Retype the lines beneath this one, from the first through the line containing "east lines, pattern". Pictures are left out.
------------
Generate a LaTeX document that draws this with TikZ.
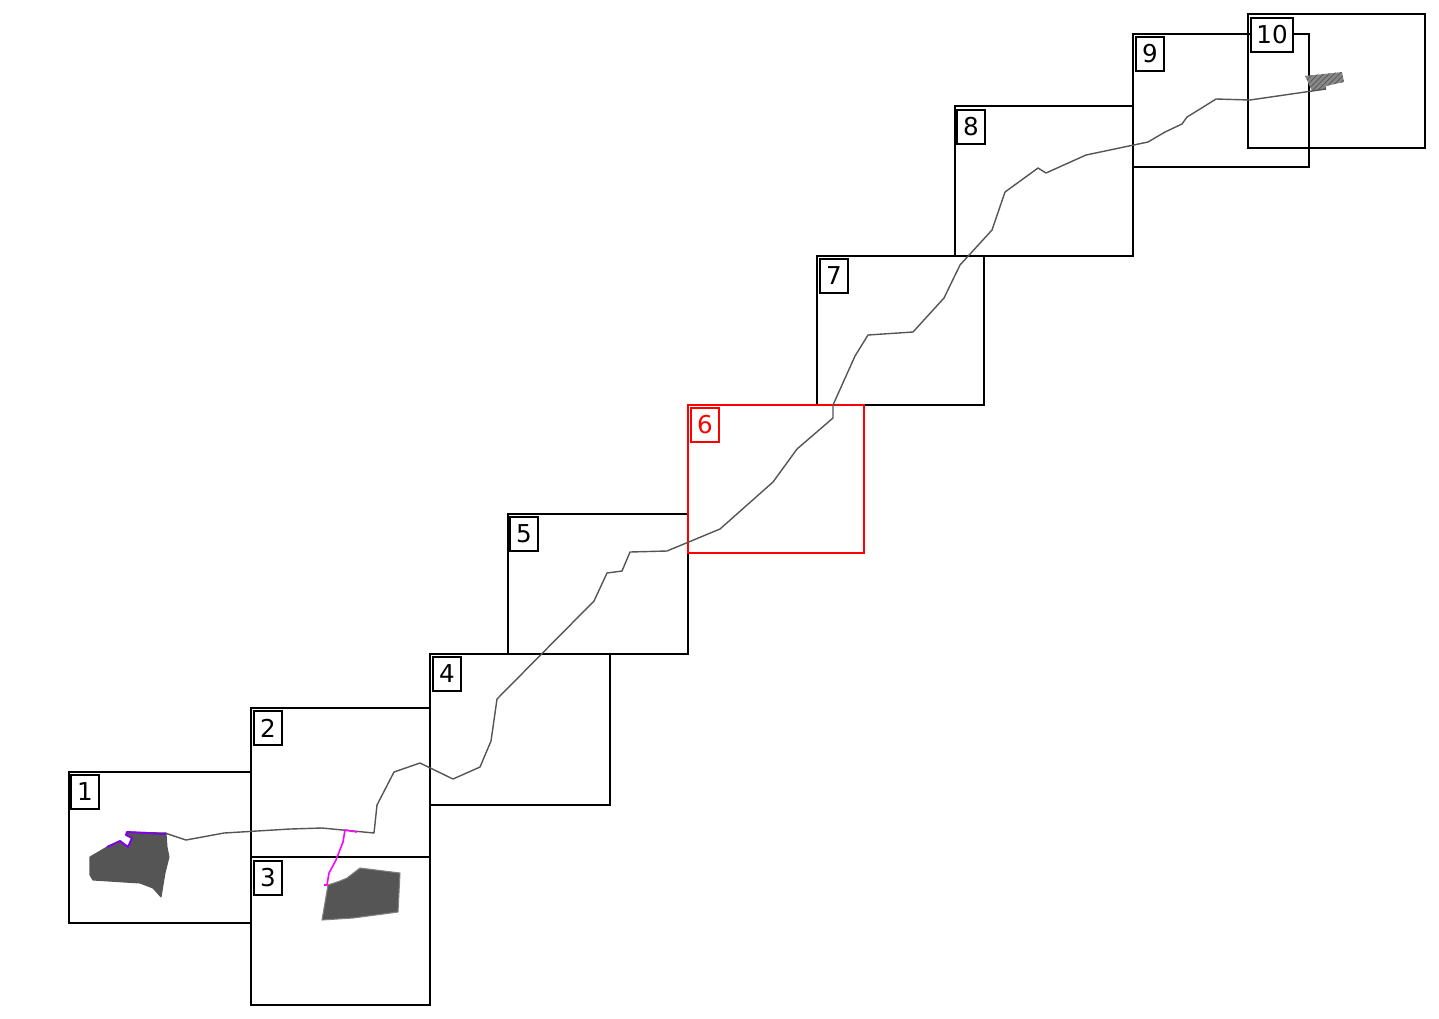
\documentclass[tikz,border=0pt]{standalone}
\usepackage{fontspec}
\setmainfont{DejaVu Sans}
\usetikzlibrary{patterns}
\definecolor{blobgray}{HTML}{555555}
\definecolor{pathviolet}{HTML}{7F00E6}
\definecolor{pathmagenta}{HTML}{FF00FF}

\begin{document}
\begin{tikzpicture}[x=0.02cm, y=-0.02cm,
   frame/.style={draw=black, line width=1.1pt},
   tag/.style={draw=black, fill=white, line width=1.1pt, minimum width=0.56cm, minimum height=0.68cm, inner sep=0pt, font=\fontsize{14}{16}\selectfont},
   track/.style={draw=blobgray, line width=0.8pt, line join=round},
   blob/.style={draw=gray, fill=blobgray, line width=0.6pt, line join=round}]

    \useasboundingbox (0,0) rectangle (1439,1018);

    % map frames
    \draw[frame] (69,772) rectangle (251,923);
    \draw[frame] (251,708) rectangle (430,857);
    \draw[frame] (251,857) rectangle (430,1005);
    \draw[frame] (430,654) rectangle (610,805);
    \draw[frame] (508,514) rectangle (688,654);
    \draw[frame] (817,256) rectangle (984,405);
    \draw[frame] (955,106) rectangle (1133,256);
    \draw[frame] (1133,34) rectangle (1309,167);
    \draw[frame] (1248,14) rectangle (1425,148);
    \draw[frame, draw=red] (688,405) rectangle (864,553);

    % areas
    \draw[blob, draw=blobgray] (127,832) -- (166,833) -- (167,847) -- (169,857) -- (165,873) -- (161,897)
       -- (153,888) -- (140,883) -- (93,880) -- (90,875) -- (90,857) -- (107,847) -- (120,841)
       -- (128,847) -- (132,838) -- (126,835) -- cycle;
    \draw[blob] (322,920) -- (328,885) -- (340,881) -- (347,878) -- (360,868) -- (400,873)
       -- (398,912) -- (353,918) -- cycle;
    \fill[blobgray!70] (1305,76) -- (1342,72) -- (1344,82) -- (1326,86) -- (1326,89) -- (1312,91) -- cycle;
    \fill[pattern=north east lines, pattern color=blobgray] (1305,76) -- (1342,72) -- (1344,82) -- (1326,86) -- (1326,89) -- (1312,91) -- cycle;

    % route
    \draw[track] (165,833) -- (186,840) -- (224,833) -- (290,829) -- (322,828) -- (374,833) -- (377,805)
       -- (394,772) -- (420,763) -- (453,779) -- (480,767) -- (491,741) -- (497,699) -- (594,601)
       -- (607,573) -- (622,571) -- (630,552) -- (667,551) -- (720,529) -- (773,482) -- (797,449)
       -- (833,418) -- (833,405) -- (855,356) -- (868,335) -- (913,332) -- (944,298) -- (960,265)
       -- (992,230) -- (1005,192) -- (1038,168) -- (1046,173) -- (1086,155) -- (1148,142) -- (1165,132)
       -- (1182,124) -- (1187,117) -- (1200,109) -- (1216,99) -- (1250,100) -- (1312,91) -- (1326,89);

    % highlighted parts
    \draw[pathviolet, line width=1.1pt, line join=round] (107,847) -- (120,841) -- (128,847) -- (132,838)
       -- (126,835) -- (127,832) -- (166,834);
    \draw[pathmagenta, line width=0.9pt, line join=round] (357,832) -- (345,830) -- (343,842) -- (336,860)
       -- (329,873) -- (327,885) -- (324,885);

    % labels
    \node[tag] (t1) at (85,792) {1};
    \node[tag] (t2) at (268,728) {2};
    \node[tag] (t3) at (268,878) {3};
    \node[tag] (t4) at (447,674) {4};
    \node[tag] (t5) at (524,534) {5};
    \node[tag, draw=red, text=red] (t6) at (705,425) {6};
    \node[tag] (t7) at (834,276) {7};
    \node[tag] (t8) at (971,127) {8};
    \node[tag] (t9) at (1150,54) {9};
    \node[tag, minimum width=0.84cm] (t10) at (1272,35) {10};
\end{tikzpicture}
\end{document}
------------
Answer to this exercise>
Generate a LaTeX document that draws this with TikZ.
\documentclass[tikz,border=0pt]{standalone}
\usepackage{fontspec}
\setmainfont{DejaVu Sans}
\usetikzlibrary{patterns}
\definecolor{blobgray}{HTML}{555555}
\definecolor{pathviolet}{HTML}{7F00E6}
\definecolor{pathmagenta}{HTML}{FF00FF}

\begin{document}
\begin{tikzpicture}[x=0.02cm, y=-0.02cm,
   frame/.style={draw=black, line width=1.1pt},
   tag/.style={draw=black, fill=white, line width=1.1pt, minimum width=0.56cm, minimum height=0.68cm, inner sep=0pt, font=\fontsize{14}{16}\selectfont},
   track/.style={draw=blobgray, line width=0.8pt, line join=round},
   blob/.style={draw=gray, fill=blobgray, line width=0.6pt, line join=round}]

    \useasboundingbox (0,0) rectangle (1439,1018);

    % map frames
    \draw[frame] (69,772) rectangle (251,923);
    \draw[frame] (251,708) rectangle (430,857);
    \draw[frame] (251,857) rectangle (430,1005);
    \draw[frame] (430,654) rectangle (610,805);
    \draw[frame] (508,514) rectangle (688,654);
    \draw[frame] (817,256) rectangle (984,405);
    \draw[frame] (955,106) rectangle (1133,256);
    \draw[frame] (1133,34) rectangle (1309,167);
    \draw[frame] (1248,14) rectangle (1425,148);
    \draw[frame, draw=red] (688,405) rectangle (864,553);

    % areas
    \draw[blob, draw=blobgray] (127,832) -- (166,833) -- (167,847) -- (169,857) -- (165,873) -- (161,897)
       -- (153,888) -- (140,883) -- (93,880) -- (90,875) -- (90,857) -- (107,847) -- (120,841)
       -- (128,847) -- (132,838) -- (126,835) -- cycle;
    \draw[blob] (322,920) -- (328,885) -- (340,881) -- (347,878) -- (360,868) -- (400,873)
       -- (398,912) -- (353,918) -- cycle;
    \fill[blobgray!70] (1305,76) -- (1342,72) -- (1344,82) -- (1326,86) -- (1326,89) -- (1312,91) -- cycle;
    \fill[pattern=north east lines, pattern color=blobgray] (1305,76) -- (1342,72) -- (1344,82) -- (1326,86) -- (1326,89) -- (1312,91) -- cycle;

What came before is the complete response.